Cooking Instructions
Rice
- In a medium saucepan combine the dashi, rice, sake, soy sauce and salt. Lay the matsutake mushroom on top.
- Uncovered, heat the pan over high heat until it begins to boil. Lower the heat as low as it will go, cover the pot with a lid and cook for 12 minutes.
- Remove from heat and let the rice steam, still covered, for 15 minutes.
- Fluff the rice with a rice paddle or fork.
Seafood
- Start preheating a medium fry pan over medium-high heat. Once hot, add a little canola oil to the pan, toss the calamari in and sauté for 1 minute.
- Add the shrimp and satué for 30 seconds (the pan should still be very hot. If it seems like it's losing heat, then crank the heat up to high).
- Add the remaining seafood and saute for 30 seconds
- Add 1/8th cup of Sake to deglaze the pan. Reduce any remaining liquid down by 70%.
- Add 1/4 Dashi broth to the pan, season with kosher salt and some fresh cracked black pepper.

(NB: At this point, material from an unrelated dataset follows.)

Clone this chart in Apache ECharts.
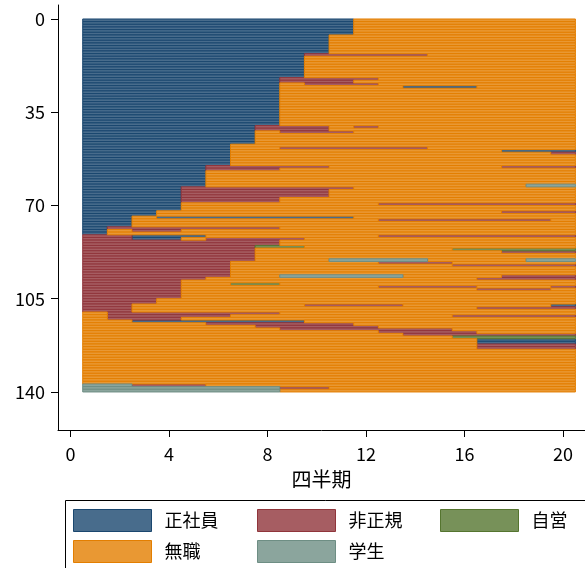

- Swirl and cook over medium high heat until seafood is just about cooked through. 1-2 minutes.
- Remove from heat.
Lobster
- Place the lobster under the broiler and cook until opaque. Lobster goes from moist and delicious to completely hammered in a very short amount of time, so pay attention to this step. Once it goes under the broiler, you probably have a good 3-4 minutes before you have to start checking on it. After that, keep checking every 1 to 2 minutes. It all depends on how your oven cooks, but it should be in there between 5-10 minutes. Mine took about 7 minutes.
Finishing the Dish
- Using a slotted spoon, transfer the seafood to the rice pot and fold it in to the rice.
- Taste the remaining liquid in the fry pan, and if desired, you can add a bit of this to the pot of rice, or spoon it over the plated food.
- Using a spoon, place the rice on the plate, ensuring that the seafood is evenly distributed throughout the plate.
- Sprinkle chili flakes on top of the rice.
- Cut the end of the tail meat from the fan section of the tail and lift it off from the shell. Place the meat on top of the dish along with any other desired garnishes.